The patrol is “standard” but the situation – growing tension between the United States and Iran – is not.
Soon after the roar of the Harrier fades, two combat helicopters and two unmistakable Osprey aircraft with their tiltable rotors land back on the flight deck.
“We want to make sure that we assure allies in the region and to ensure freedom of navigation and free flow of commerce,” says Colonel Fridrik Fridrikson, commanding officer of the 11th Marine Expeditionary Unit.
Attacks on tankers near the Strait of Hormuz, which the United States blames on Iran, have unsettled crucial shipping lanes that link Middle Eastern oil producers to markets in Asia, Europe, North America and beyond.
Iran denies involvement, but has threatened to respond robustly to U.S. sanctions that have followed President Donald Trump’s abandonment of a major 2015 treaty, in which Iran agreed to restrict nuclear work in return for the lifting of sanctions.
The United States has beefed up its military presence and is asking allies to help protect the strategic waters off Iran and Yemen. The U.S. Fifth Fleet, based in Bahrain, says Gulf Arab states have stepped up patrols.
Captain Jason Burns, commander of the Boxer, flagship of the Amphibious Ready Group, said it had left San Diego in May on a Middle East mission planned a year ago, related to “our usual partnerships with our allies in the region”.
The group includes the USS John P. Murtha, the USS Harpers Ferry and the 11th Marine Expeditionary Unit, which has around 4,500 sailors and Marines.
On the Boxer, officers stand on a viewing gallery known as Vulture’s Row, using binoculars to follow a traditional Arab dhow sailing by and report its movements.
In the hangar bay below, Marines test machine guns.

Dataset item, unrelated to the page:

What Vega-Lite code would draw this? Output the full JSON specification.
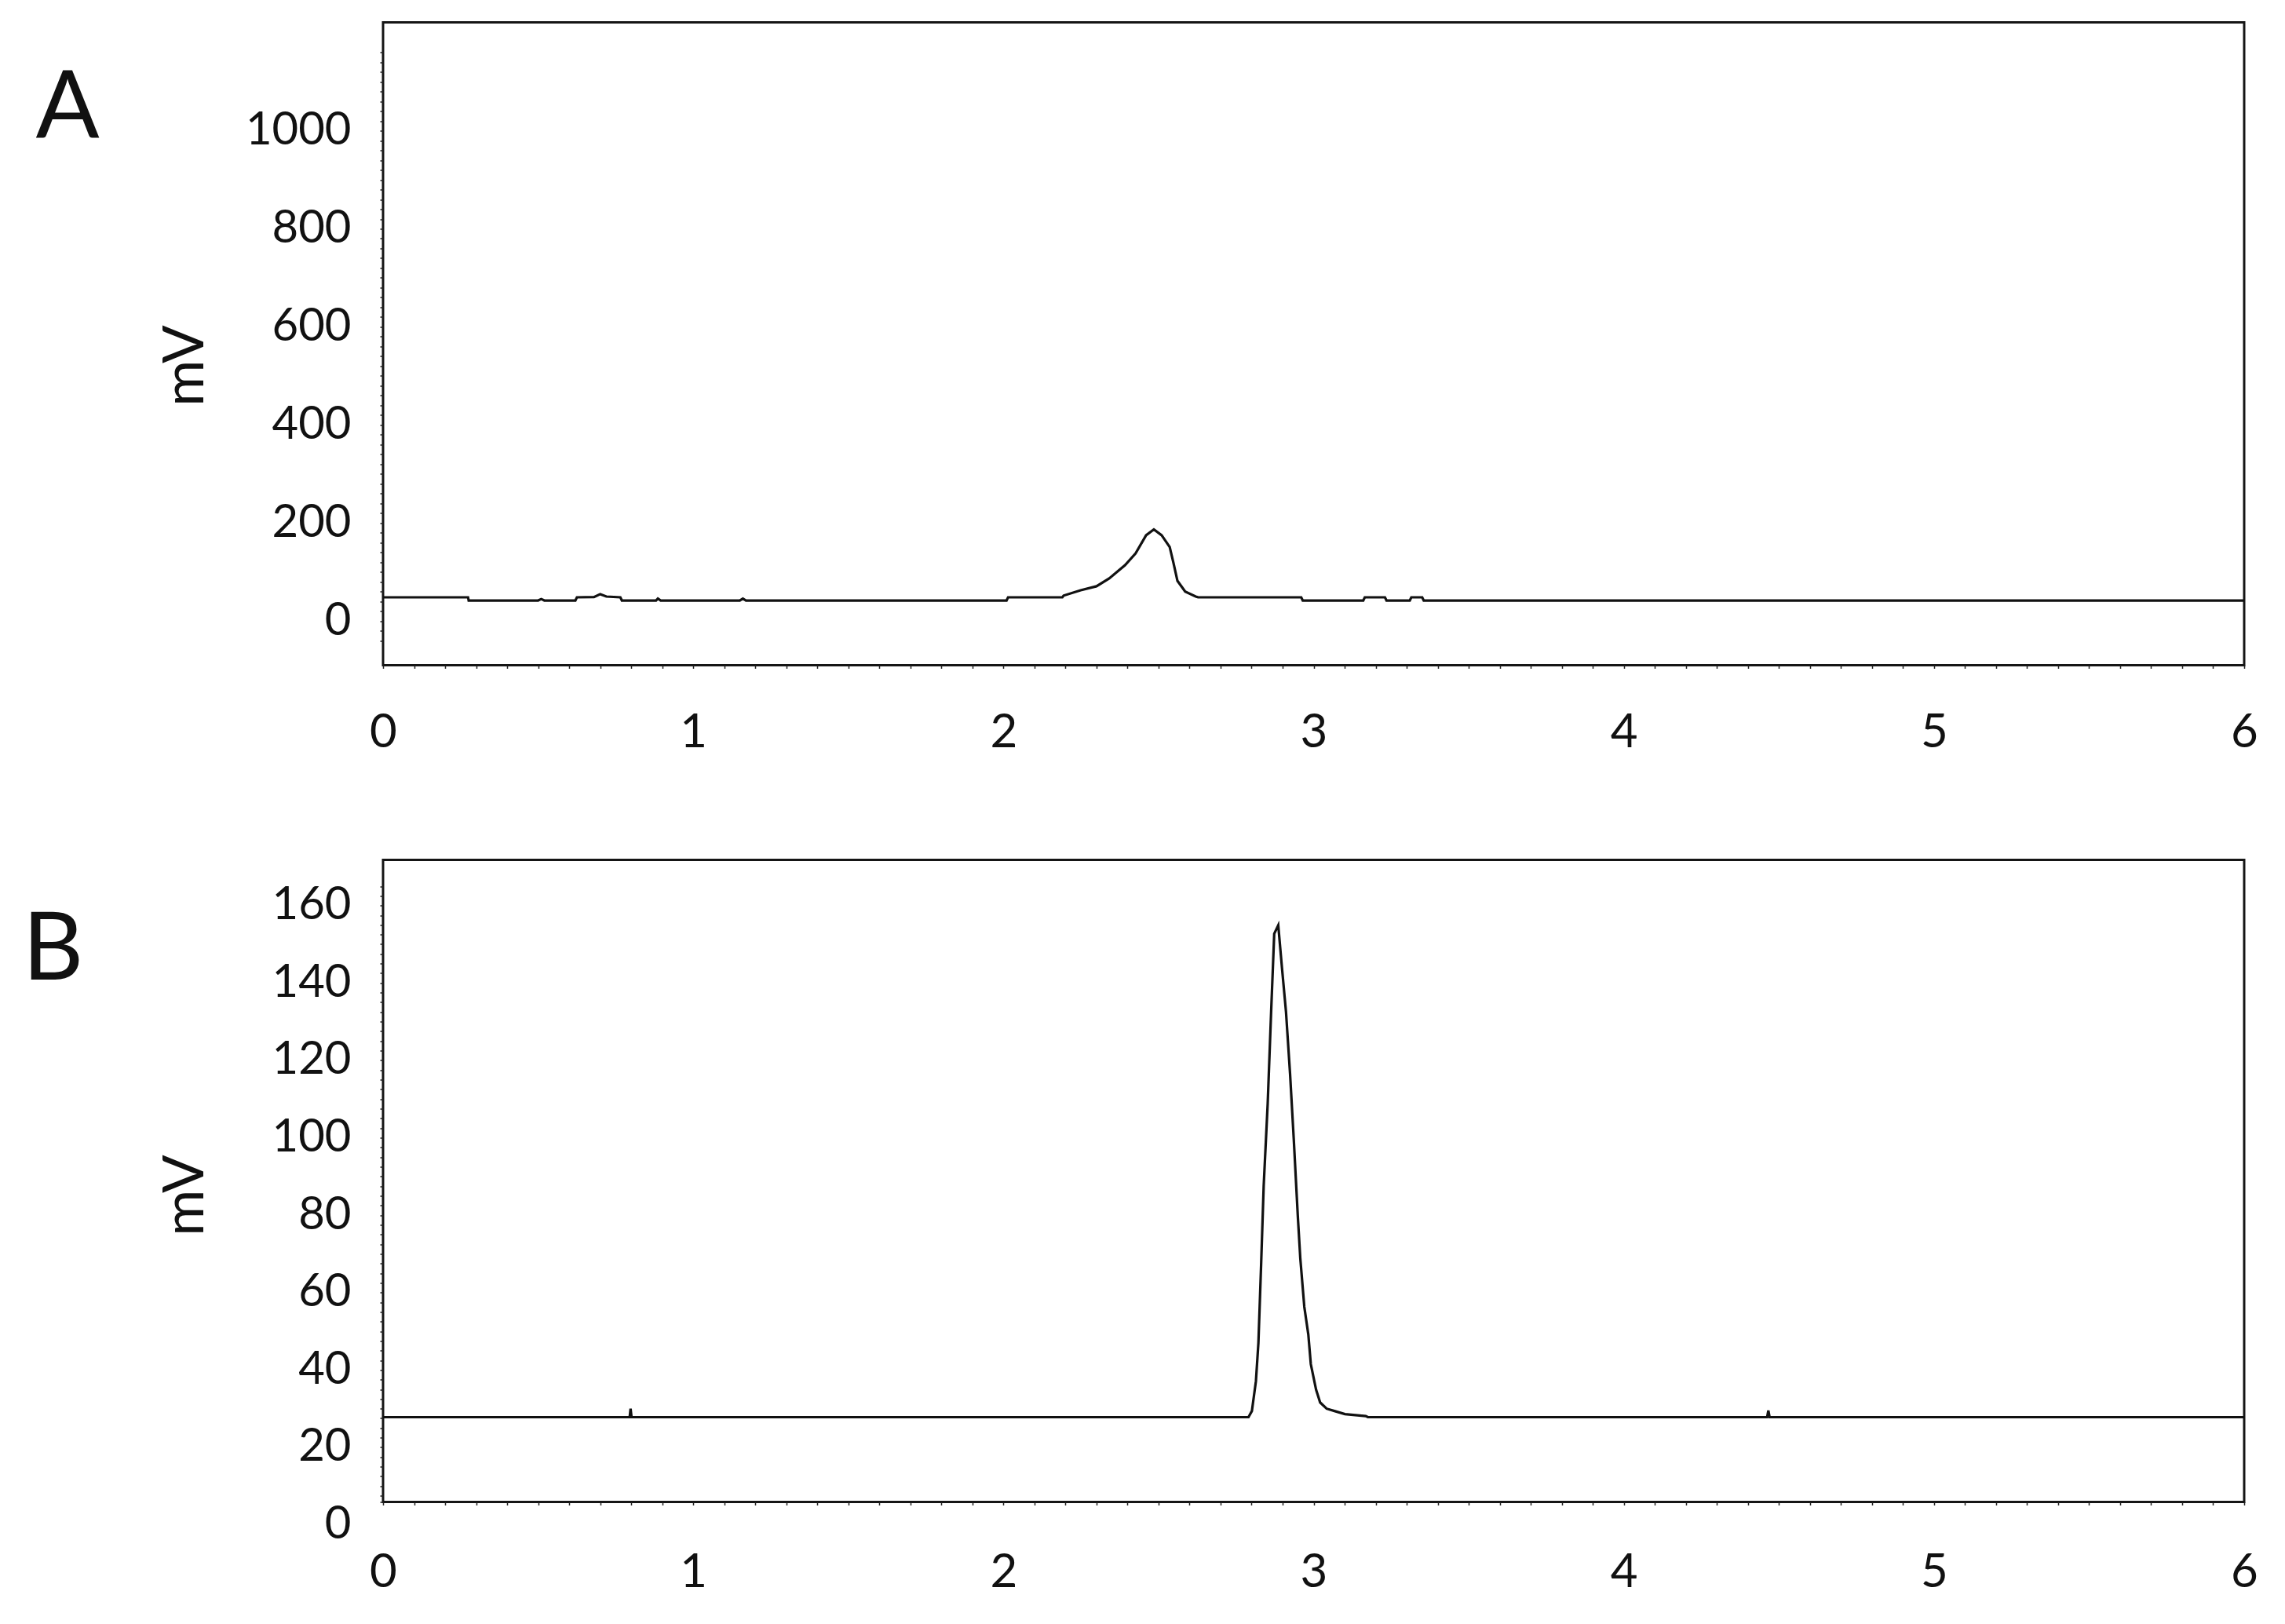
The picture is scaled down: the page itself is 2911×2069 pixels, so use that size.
{
  "$schema": "https://vega.github.io/schema/vega-lite/v6.json",
  "background": "white",
  "padding": {"left": 27, "top": 26.5, "right": 0, "bottom": 0},
  "autosize": {"type": "pad"},
  "spacing": 248,
  "bounds": "flush",
  "config": {
    "view": {"stroke": "#151515", "strokeWidth": 3},
    "axis": {"grid": false, "domain": false, "tickColor": "#222", "tickSize": 4, "tickWidth": 1.5, "labelFont": "Lato", "labelColor": "#111", "titleFont": "Lato", "titleColor": "#111", "titleFontWeight": "normal", "labelOverlap": false, "labelFlush": false},
    "axisX": {"labelFontSize": 60, "labelPadding": 53, "title": null},
    "axisY": {"labelFontSize": 58, "labelPadding": 37, "titleFontSize": 72}
  },
  "datasets": {
    "a": [
      {"t": 0, "mV": 48.5}, {"t": 0.274, "mV": 48.5}, {"t": 0.276, "mV": 42},
      {"t": 0.5, "mV": 42}, {"t": 0.51, "mV": 45}, {"t": 0.52, "mV": 42},
      {"t": 0.62, "mV": 42}, {"t": 0.625, "mV": 48.5}, {"t": 0.68, "mV": 49},
      {"t": 0.7, "mV": 55}, {"t": 0.72, "mV": 50}, {"t": 0.765, "mV": 48.5},
      {"t": 0.77, "mV": 42}, {"t": 0.88, "mV": 42}, {"t": 0.886, "mV": 46},
      {"t": 0.895, "mV": 42}, {"t": 1.15, "mV": 42}, {"t": 1.16, "mV": 46},
      {"t": 1.17, "mV": 42}, {"t": 2.01, "mV": 42}, {"t": 2.015, "mV": 48.5},
      {"t": 2.19, "mV": 48.5}, {"t": 2.194, "mV": 52}, {"t": 2.249, "mV": 63},
      {"t": 2.3, "mV": 71}, {"t": 2.341, "mV": 87}, {"t": 2.392, "mV": 114},
      {"t": 2.426, "mV": 138}, {"t": 2.46, "mV": 175}, {"t": 2.485, "mV": 187},
      {"t": 2.51, "mV": 175}, {"t": 2.536, "mV": 151}, {"t": 2.548, "mV": 119},
      {"t": 2.561, "mV": 82}, {"t": 2.586, "mV": 60}, {"t": 2.62, "mV": 50},
      {"t": 2.628, "mV": 48.5}, {"t": 2.96, "mV": 48.5}, {"t": 2.965, "mV": 42},
      {"t": 3.16, "mV": 42}, {"t": 3.165, "mV": 48.5}, {"t": 3.23, "mV": 48.5},
      {"t": 3.235, "mV": 42}, {"t": 3.31, "mV": 42}, {"t": 3.315, "mV": 48.5},
      {"t": 3.35, "mV": 48.5}, {"t": 3.355, "mV": 42}, {"t": 6, "mV": 42}
    ],
    "b": [
      {"t": 0, "mV": 27.8}, {"t": 0.795, "mV": 27.8}, {"t": 0.798, "mV": 30},
      {"t": 0.801, "mV": 27.8}, {"t": 2.79, "mV": 27.8}, {"t": 2.801, "mV": 29.4},
      {"t": 2.814, "mV": 37.1}, {"t": 2.822, "mV": 47}, {"t": 2.831, "mV": 67.8},
      {"t": 2.839, "mV": 87.5}, {"t": 2.852, "mV": 108.9}, {"t": 2.863, "mV": 132.5},
      {"t": 2.873, "mV": 152.7}, {"t": 2.886, "mV": 154.9}, {"t": 2.898, "mV": 143.9},
      {"t": 2.911, "mV": 132.5}, {"t": 2.924, "mV": 116.6}, {"t": 2.936, "mV": 99.6},
      {"t": 2.949, "mV": 79.8}, {"t": 2.957, "mV": 68.9}, {"t": 2.97, "mV": 56.3},
      {"t": 2.983, "mV": 49.1}, {"t": 2.991, "mV": 41.5}, {"t": 3.008, "mV": 34.9},
      {"t": 3.021, "mV": 31.6}, {"t": 3.042, "mV": 30}, {"t": 3.067, "mV": 29.4},
      {"t": 3.101, "mV": 28.6}, {"t": 3.168, "mV": 28.1}, {"t": 3.175, "mV": 27.8},
      {"t": 4.462, "mV": 27.8}, {"t": 4.466, "mV": 29.5}, {"t": 4.47, "mV": 27.8},
      {"t": 6, "mV": 27.8}
    ]
  },
  "vconcat": [
    {
      "width": 2371,
      "height": 819,
      "title": {"text": "A", "anchor": "end", "frame": "group", "orient": "left", "angle": 0, "offset": -8, "dy": 52, "baseline": "top", "fontSize": 120, "font": "Lato", "fontWeight": "normal", "color": "#111"},
      "data": {"name": "a"},
      "mark": {"type": "line", "color": "#111", "strokeWidth": 3.2, "clip": true},
      "encoding": {
        "x": {"field": "t", "type": "quantitative", "scale": {"domain": [0, 6], "nice": false, "zero": false},
          "axis": {"values": [0,0.1,0.2,0.3,0.4,0.5,0.6,0.7,0.8,0.9,1,1.1,1.2,1.3,1.4,1.5,1.6,1.7,1.8,1.9,2,2.1,2.2,2.3,2.4,2.5,2.6,2.7,2.8,2.9,3,3.1,3.2,3.3,3.4,3.5,3.6,3.7,3.8,3.9,4,4.1,4.2,4.3,4.4,4.5,4.6,4.7,4.8,4.9,5,5.1,5.2,5.3,5.4,5.5,5.6,5.7,5.8,5.9,6],
            "labelExpr": "datum.value % 1 === 0 ? format(datum.value, 'd') : ''"}},
        "y": {"field": "mV", "type": "quantitative", "scale": {"domain": [-90, 1221], "nice": false, "zero": false},
          "axis": {"title": "mV", "titleX": -230, "titleY": 437, "titleBaseline": "alphabetic", "titleAlign": "center",
            "values": [-40,-20,0,20,40,60,80,100,120,140,160,180,200,220,240,260,280,300,320,340,360,380,400,420,440,460,480,500,520,540,560,580,600,620,640,660,680,700,720,740,760,780,800,820,840,860,880,900,920,940,960,980,1000,1020,1040,1060,1080,1100,1120,1140,1160],
            "labelExpr": "datum.value % 200 === 0 && datum.value <= 1000 ? format(datum.value, 'd') : ''"}}
      }
    },
    {
      "width": 2371,
      "height": 818,
      "title": {"text": "B", "anchor": "end", "frame": "group", "orient": "left", "angle": 0, "offset": 16, "dy": 57, "baseline": "top", "fontSize": 120, "font": "Lato", "fontWeight": "normal", "color": "#111"},
      "data": {"name": "b"},
      "mark": {"type": "line", "color": "#111", "strokeWidth": 3.2, "clip": true},
      "encoding": {
        "x": {"field": "t", "type": "quantitative", "scale": {"domain": [0, 6], "nice": false, "zero": false},
          "axis": {"labelPadding": 57, "values": [0,0.1,0.2,0.3,0.4,0.5,0.6,0.7,0.8,0.9,1,1.1,1.2,1.3,1.4,1.5,1.6,1.7,1.8,1.9,2,2.1,2.2,2.3,2.4,2.5,2.6,2.7,2.8,2.9,3,3.1,3.2,3.3,3.4,3.5,3.6,3.7,3.8,3.9,4,4.1,4.2,4.3,4.4,4.5,4.6,4.7,4.8,4.9,5,5.1,5.2,5.3,5.4,5.5,5.6,5.7,5.8,5.9,6],
            "labelExpr": "datum.value % 1 === 0 ? format(datum.value, 'd') : ''"}},
        "y": {"field": "mV", "type": "quantitative", "scale": {"domain": [5.9, 171.8], "nice": false, "zero": false},
          "axis": {"title": "mV", "titleX": -230, "titleY": 427, "titleBaseline": "alphabetic", "titleAlign": "center",
            "values": [6,7.5,10,12.5,15,17.5,20,22.5,25,27.5,30,32.5,35,37.5,40,42.5,45,47.5,50,52.5,55,57.5,60,62.5,65,67.5,70,72.5,75,77.5,80,82.5,85,87.5,90,92.5,95,97.5,100,102.5,105,107.5,110,112.5,115,117.5,120,122.5,125,127.5,130,132.5,135,137.5,140,142.5,145,147.5,150,152.5,155,157.5,160,162.5,165],
            "labelOffset": {"condition": {"test": "datum.value === 6", "value": 29}, "value": 0},
            "labelExpr": "datum.value === 6 ? '0' : (datum.value % 20 === 0 ? format(datum.value, 'd') : '')"}}
      }
    }
  ]
}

Three hovercraft, each loaded with three Light Armoured Vehicles, stand ready to launch, with trucks, Humvees and other gear lined up behind.
Daily training spans the ship’s main roles, “whether it’s aviation, ground combat or combat support”, says Brigadier General Matthew Trollinger, commander of the Fifth Fleet’s Naval Amphibious Force 51.
Burns insists the deployment is nothing unusual: “We do our standard presence operations and provide stability to the region, as the Navy has done since World War Two.”